══ INFORMATION SUPPLIED ══
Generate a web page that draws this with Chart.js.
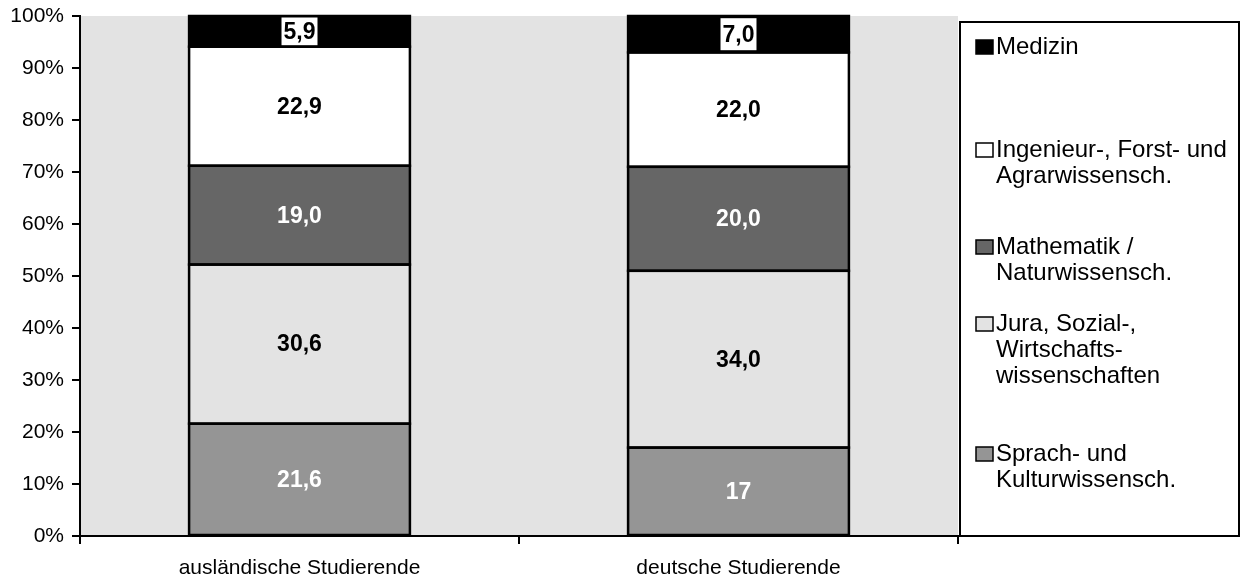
<!DOCTYPE html>
<html>
<head>
<meta charset="utf-8">
<title>Studierende nach Fächergruppen</title>
<script src="https://cdn.jsdelivr.net/npm/chart.js@4/dist/chart.umd.min.js"></script>
<style>
  html, body { margin: 0; padding: 0; background: #ffffff; }
  #wrap { width: 1243px; height: 578px; }
</style>
</head>
<body>
<div id="wrap"><canvas id="myChart" width="1243" height="578"></canvas></div>
<script>
// categories on the x axis
const categories = ['ausländische Studierende', 'deutsche Studierende'];

// series values (percent of all students)
const sprach = [21.6, 17];
const jura = [30.6, 34.0];
const mathe = [19.0, 20.0];
const ingenieur = [22.9, 22.0];
const medizin = [5.9, 7.0];

// value labels as printed in the bars
const sprachLabels = ['21,6', '17'];
const juraLabels = ['30,6', '34,0'];
const matheLabels = ['19,0', '20,0'];
const ingenieurLabels = ['22,9', '22,0'];
const medizinLabels = ['5,9', '7,0'];

// legend texts (one entry per line)
const sprachLegend = ['Sprach- und', 'Kulturwissensch.'];
const juraLegend = ['Jura, Sozial-,', 'Wirtschafts-', 'wissenschaften'];
const matheLegend = ['Mathematik /', 'Naturwissensch.'];
const ingenieurLegend = ['Ingenieur-, Forst- und', 'Agrarwissensch.'];
const medizinLegend = ['Medizin'];

// y axis
const yMin = 0;
const yMax = 100;
const yStep = 10;

const FONT = '"Liberation Sans", Arial, Helvetica, sans-serif';
Chart.defaults.font.family = FONT;
Chart.defaults.color = '#000';

// grey plot background
const plotBackground = {
    id: 'plotBackground',
    beforeDraw(chart) {
        const { ctx, chartArea } = chart;
        ctx.save();
        ctx.fillStyle = '#e3e3e3';
        ctx.fillRect(chartArea.left, chartArea.top, chartArea.right - chartArea.left, chartArea.bottom - chartArea.top);
        ctx.restore();
    }
};

// outlines + numbers in the middle of each segment
const segmentLabels = {
    id: 'segmentLabels',
    afterDatasetsDraw(chart) {
        const ctx = chart.ctx;
        ctx.save();
        // one shared outline per segment, so neighbours don't double up
        ctx.strokeStyle = '#000';
        ctx.lineWidth = 2.5;
        chart.data.datasets.forEach((ds, i) => {
            chart.getDatasetMeta(i).data.forEach(bar => {
                const top = Math.min(bar.y, bar.base);
                const h = Math.abs(bar.base - bar.y);
                ctx.strokeRect(bar.x - bar.width / 2, top, bar.width, h);
            });
        });

        ctx.font = 'bold 23px ' + FONT;
        ctx.textAlign = 'center';
        ctx.textBaseline = 'middle';
        chart.data.datasets.forEach((ds, i) => {
            const meta = chart.getDatasetMeta(i);
            meta.data.forEach((bar, j) => {
                const text = ds.valueLabels[j];
                const top = Math.min(bar.y, bar.base);
                const h = Math.abs(bar.base - bar.y);
                const cy = top + h / 2;
                if (ds.labelBox) {
                    const w = ctx.measureText(text).width + 4;
                    const bh = Math.min(32, h - 3);
                    ctx.fillStyle = '#ffffff';
                    ctx.fillRect(bar.x - w / 2, cy - bh / 2, w, bh);
                }
                ctx.fillStyle = ds.labelColor;
                ctx.fillText(text, bar.x, cy + 1);
            });
        });
        ctx.restore();
    }
};

// boxed legend on the right
const sideLegend = {
    id: 'sideLegend',
    afterDraw(chart, args, opts) {
        const { ctx, chartArea } = chart;
        const left = chartArea.right + 2;
        const top = chartArea.top + 6;
        const right = chart.width - 4;
        const bottom = chartArea.bottom;
        ctx.save();
        ctx.fillStyle = '#ffffff';
        ctx.fillRect(left, top, right - left, bottom - top);
        ctx.strokeStyle = '#000';
        ctx.lineWidth = 2;
        ctx.strokeRect(left, top, right - left, bottom - top);

        ctx.font = '24px ' + FONT;
        ctx.textAlign = 'left';
        ctx.textBaseline = 'middle';
        const order = [4, 3, 2, 1, 0];
        order.forEach((dsIndex, k) => {
            const ds = chart.data.datasets[dsIndex];
            const y0 = chartArea.top + opts.itemOffsets[k];
            ctx.fillStyle = ds.backgroundColor;
            ctx.fillRect(left + 16, y0 - 7, 17, 14);
            ctx.lineWidth = 1.5;
            ctx.strokeStyle = '#000';
            ctx.strokeRect(left + 16, y0 - 7, 17, 14);
            ctx.fillStyle = '#000';
            ds.legendLines.forEach((line, n) => {
                ctx.fillText(line, left + 36, y0 + n * 26);
            });
        });
        ctx.restore();
    }
};

function makeDataset(label, data, color, valueLabels, labelColor, legendLines, labelBox) {
    return {
        label: label,
        data: data,
        backgroundColor: color,
        borderWidth: 0,
        valueLabels: valueLabels,
        labelColor: labelColor,
        legendLines: legendLines,
        labelBox: labelBox
    };
}

const ctx = document.getElementById('myChart').getContext('2d');
const chart = new Chart(ctx, {
    type: 'bar',
    data: {
        labels: categories,
        datasets: [
            makeDataset('Sprach- und Kulturwissensch.', sprach, '#959595', sprachLabels, '#ffffff', sprachLegend, false),
            makeDataset('Jura, Sozial-, Wirtschaftswissenschaften', jura, '#e3e3e3', juraLabels, '#000000', juraLegend, false),
            makeDataset('Mathematik / Naturwissensch.', mathe, '#666666', matheLabels, '#ffffff', matheLegend, false),
            makeDataset('Ingenieur-, Forst- und Agrarwissensch.', ingenieur, '#ffffff', ingenieurLabels, '#000000', ingenieurLegend, false),
            makeDataset('Medizin', medizin, '#000000', medizinLabels, '#000000', medizinLegend, true)
        ]
    },
    options: {
        responsive: false,
        animation: false,
        layout: {
            padding: { top: 16, right: 285, left: 0, bottom: 0 }
        },
        datasets: {
            bar: {
                categoryPercentage: 1,
                barPercentage: 0.503
            }
        },
        plugins: {
            legend: { display: false },
            tooltip: { enabled: false },
            sideLegend: {
                itemOffsets: [31, 134, 231, 308, 438]
            }
        },
        scales: {
            x: {
                stacked: true,
                afterFit(scale) {
                    scale.height = 42;
                    scale.paddingLeft = 0;
                    scale.paddingRight = 0;
                },
                border: { display: true, color: '#000', width: 2 },
                grid: {
                    offset: true,
                    drawOnChartArea: false,
                    drawTicks: true,
                    tickLength: 8,
                    color: '#000',
                    lineWidth: 2
                },
                ticks: {
                    padding: 12,
                    maxRotation: 0,
                    font: { size: 21 }
                }
            },
            y: {
                stacked: true,
                min: yMin,
                max: yMax,
                afterFit(scale) {
                    scale.width = 80;
                    // label overhang is covered by the layout padding
                    scale.paddingTop = 0;
                    scale.paddingBottom = 0;
                },
                border: { display: true, color: '#000', width: 2 },
                grid: {
                    drawOnChartArea: false,
                    drawTicks: true,
                    tickLength: 8,
                    color: '#000',
                    lineWidth: 2
                },
                ticks: {
                    stepSize: yStep,
                    padding: 8,
                    font: { size: 21 },
                    callback: function (value) {
                        return value + '%';
                    }
                }
            }
        }
    },
    plugins: [plotBackground, segmentLabels, sideLegend]
});
</script>
</body>
</html>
═══
Output the data above without changes, apart from leaving out the pictures.

WRITTEN REPLY.
Generate a web page that draws this with Chart.js.
<!DOCTYPE html>
<html>
<head>
<meta charset="utf-8">
<title>Studierende nach Fächergruppen</title>
<script src="https://cdn.jsdelivr.net/npm/chart.js@4/dist/chart.umd.min.js"></script>
<style>
  html, body { margin: 0; padding: 0; background: #ffffff; }
  #wrap { width: 1243px; height: 578px; }
</style>
</head>
<body>
<div id="wrap"><canvas id="myChart" width="1243" height="578"></canvas></div>
<script>
// categories on the x axis
const categories = ['ausländische Studierende', 'deutsche Studierende'];

// series values (percent of all students)
const sprach = [21.6, 17];
const jura = [30.6, 34.0];
const mathe = [19.0, 20.0];
const ingenieur = [22.9, 22.0];
const medizin = [5.9, 7.0];

// value labels as printed in the bars
const sprachLabels = ['21,6', '17'];
const juraLabels = ['30,6', '34,0'];
const matheLabels = ['19,0', '20,0'];
const ingenieurLabels = ['22,9', '22,0'];
const medizinLabels = ['5,9', '7,0'];

// legend texts (one entry per line)
const sprachLegend = ['Sprach- und', 'Kulturwissensch.'];
const juraLegend = ['Jura, Sozial-,', 'Wirtschafts-', 'wissenschaften'];
const matheLegend = ['Mathematik /', 'Naturwissensch.'];
const ingenieurLegend = ['Ingenieur-, Forst- und', 'Agrarwissensch.'];
const medizinLegend = ['Medizin'];

// y axis
const yMin = 0;
const yMax = 100;
const yStep = 10;

const FONT = '"Liberation Sans", Arial, Helvetica, sans-serif';
Chart.defaults.font.family = FONT;
Chart.defaults.color = '#000';

// grey plot background
const plotBackground = {
    id: 'plotBackground',
    beforeDraw(chart) {
        const { ctx, chartArea } = chart;
        ctx.save();
        ctx.fillStyle = '#e3e3e3';
        ctx.fillRect(chartArea.left, chartArea.top, chartArea.right - chartArea.left, chartArea.bottom - chartArea.top);
        ctx.restore();
    }
};

// outlines + numbers in the middle of each segment
const segmentLabels = {
    id: 'segmentLabels',
    afterDatasetsDraw(chart) {
        const ctx = chart.ctx;
        ctx.save();
        // one shared outline per segment, so neighbours don't double up
        ctx.strokeStyle = '#000';
        ctx.lineWidth = 2.5;
        chart.data.datasets.forEach((ds, i) => {
            chart.getDatasetMeta(i).data.forEach(bar => {
                const top = Math.min(bar.y, bar.base);
                const h = Math.abs(bar.base - bar.y);
                ctx.strokeRect(bar.x - bar.width / 2, top, bar.width, h);
            });
        });

        ctx.font = 'bold 23px ' + FONT;
        ctx.textAlign = 'center';
        ctx.textBaseline = 'middle';
        chart.data.datasets.forEach((ds, i) => {
            const meta = chart.getDatasetMeta(i);
            meta.data.forEach((bar, j) => {
                const text = ds.valueLabels[j];
                const top = Math.min(bar.y, bar.base);
                const h = Math.abs(bar.base - bar.y);
                const cy = top + h / 2;
                if (ds.labelBox) {
                    const w = ctx.measureText(text).width + 4;
                    const bh = Math.min(32, h - 3);
                    ctx.fillStyle = '#ffffff';
                    ctx.fillRect(bar.x - w / 2, cy - bh / 2, w, bh);
                }
                ctx.fillStyle = ds.labelColor;
                ctx.fillText(text, bar.x, cy + 1);
            });
        });
        ctx.restore();
    }
};

// boxed legend on the right
const sideLegend = {
    id: 'sideLegend',
    afterDraw(chart, args, opts) {
        const { ctx, chartArea } = chart;
        const left = chartArea.right + 2;
        const top = chartArea.top + 6;
        const right = chart.width - 4;
        const bottom = chartArea.bottom;
        ctx.save();
        ctx.fillStyle = '#ffffff';
        ctx.fillRect(left, top, right - left, bottom - top);
        ctx.strokeStyle = '#000';
        ctx.lineWidth = 2;
        ctx.strokeRect(left, top, right - left, bottom - top);

        ctx.font = '24px ' + FONT;
        ctx.textAlign = 'left';
        ctx.textBaseline = 'middle';
        const order = [4, 3, 2, 1, 0];
        order.forEach((dsIndex, k) => {
            const ds = chart.data.datasets[dsIndex];
            const y0 = chartArea.top + opts.itemOffsets[k];
            ctx.fillStyle = ds.backgroundColor;
            ctx.fillRect(left + 16, y0 - 7, 17, 14);
            ctx.lineWidth = 1.5;
            ctx.strokeStyle = '#000';
            ctx.strokeRect(left + 16, y0 - 7, 17, 14);
            ctx.fillStyle = '#000';
            ds.legendLines.forEach((line, n) => {
                ctx.fillText(line, left + 36, y0 + n * 26);
            });
        });
        ctx.restore();
    }
};

function makeDataset(label, data, color, valueLabels, labelColor, legendLines, labelBox) {
    return {
        label: label,
        data: data,
        backgroundColor: color,
        borderWidth: 0,
        valueLabels: valueLabels,
        labelColor: labelColor,
        legendLines: legendLines,
        labelBox: labelBox
    };
}

const ctx = document.getElementById('myChart').getContext('2d');
const chart = new Chart(ctx, {
    type: 'bar',
    data: {
        labels: categories,
        datasets: [
            makeDataset('Sprach- und Kulturwissensch.', sprach, '#959595', sprachLabels, '#ffffff', sprachLegend, false),
            makeDataset('Jura, Sozial-, Wirtschaftswissenschaften', jura, '#e3e3e3', juraLabels, '#000000', juraLegend, false),
            makeDataset('Mathematik / Naturwissensch.', mathe, '#666666', matheLabels, '#ffffff', matheLegend, false),
            makeDataset('Ingenieur-, Forst- und Agrarwissensch.', ingenieur, '#ffffff', ingenieurLabels, '#000000', ingenieurLegend, false),
            makeDataset('Medizin', medizin, '#000000', medizinLabels, '#000000', medizinLegend, true)
        ]
    },
    options: {
        responsive: false,
        animation: false,
        layout: {
            padding: { top: 16, right: 285, left: 0, bottom: 0 }
        },
        datasets: {
            bar: {
                categoryPercentage: 1,
                barPercentage: 0.503
            }
        },
        plugins: {
            legend: { display: false },
            tooltip: { enabled: false },
            sideLegend: {
                itemOffsets: [31, 134, 231, 308, 438]
            }
        },
        scales: {
            x: {
                stacked: true,
                afterFit(scale) {
                    scale.height = 42;
                    scale.paddingLeft = 0;
                    scale.paddingRight = 0;
                },
                border: { display: true, color: '#000', width: 2 },
                grid: {
                    offset: true,
                    drawOnChartArea: false,
                    drawTicks: true,
                    tickLength: 8,
                    color: '#000',
                    lineWidth: 2
                },
                ticks: {
                    padding: 12,
                    maxRotation: 0,
                    font: { size: 21 }
                }
            },
            y: {
                stacked: true,
                min: yMin,
                max: yMax,
                afterFit(scale) {
                    scale.width = 80;
                    // label overhang is covered by the layout padding
                    scale.paddingTop = 0;
                    scale.paddingBottom = 0;
                },
                border: { display: true, color: '#000', width: 2 },
                grid: {
                    drawOnChartArea: false,
                    drawTicks: true,
                    tickLength: 8,
                    color: '#000',
                    lineWidth: 2
                },
                ticks: {
                    stepSize: yStep,
                    padding: 8,
                    font: { size: 21 },
                    callback: function (value) {
                        return value + '%';
                    }
                }
            }
        }
    },
    plugins: [plotBackground, segmentLabels, sideLegend]
});
</script>
</body>
</html>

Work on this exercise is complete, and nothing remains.